A KING WINS THE BATTLE OF THE SEXES
Sporting events provide an arena for political conflict. Take the year 1973, for example, when male chauvinism was in full display in tennis. After President Richard Nixon telephones Billy Jean King (played by Emma Stone) to congratulate her for winning the Grand Slam of Tennis, she is offered less money for the next match compared to her male counterpart. Refusing to accept such inequality, even at the cost of being barred from the male-dominated Lawn Tennis Association, she finds a lucrative new sponsor (Virginia Slims) and tours the country in match after match. But male chauvinist Bobby Riggs (Steve Carell) is dying to play against her in a tournament so that he can collect enough money from the event to pay off his gambling debts. Consequently, Battle of the Sexes, co-directed by Jonathan Dayton and Valeria Faris, becomes a duo-biopic. Riggs is separated from his wife Priscilla (Elisabeth Shue) due to his gambling addiction.

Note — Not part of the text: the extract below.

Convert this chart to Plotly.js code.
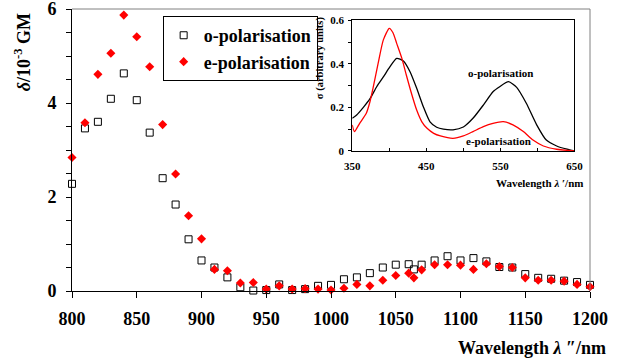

King, meanwhile, finds pleasure having sex with her hair stylist, Marilyn Barnett (Andrea Riseborough), something that disappoints her loyal husband Larry (Austin Stowell) but must be kept secret lest her reputation will become tarnished. Billy Jean is so emotionally torn that she then loses a tournament with Margaret Court (Jessica MacNamee). Riggs, who acts like a punk with so many silly costumes on the court to get attention, then challenges Court and wins. The male chauvinists then congratulate themselves that all their stereotypes about the “weaker sex” are true. But that galvanizes Billy Jean to accept Riggs’s challenge, so the tennis match of the century is held in which 55-year-old Riggs is resoundingly defeated by 29-year-old Billy Jean. Titles at the end carry the duo-biopic forward: Riggs, evidently humiliated by his loss, is reconciled with his wife. Billy Jean pairs up with the love of her life without losing face, and the couple even serves as godparents of children of her former husband and his new wife. The Political Film Society has nominated Battle of the Sexes as best film of 2017 in promoting human rights. MH
LESSONS OF MARK FELT MAY APPLY TO TRUMPOCRACY
Mark Felt: The Man Who Brought Down the White House explains who was the “Deep Throat” leaking damning information about President Richard Nixon’s role in Watergate to Time magazine and the Washington Post. As third in line to the FBI Director, Mark Felt (played by Liam Neesom) expects to be promoted when J. Edgar Hoover suddenly died during the 1972 presidential election campaign after the Watergate burglary. Felt quickly had Hoover’s secret file destroyed just before Nixon appointed L. Patrick Gray (Marton Csokas) as acting director. Gray then tried to work with Felt, who became Associate Director. But Gray was assigned not only to send the then-nonexistent secret file to Nixon but also to shut down the Watergate investigation, infuriating Felt that politics was intruding into the independence of the FBI. The White House suspected that Felt was Deep Throat but sought to isolate him by having immediate subordinates go around him, be reassigned to field offices, or possibly wiretapping him, and he was later fired. Felt leaked information about Nixon’s effort to obstruct justice to the press, also ensuring that Gray would not be confirmed as full-time FBI director.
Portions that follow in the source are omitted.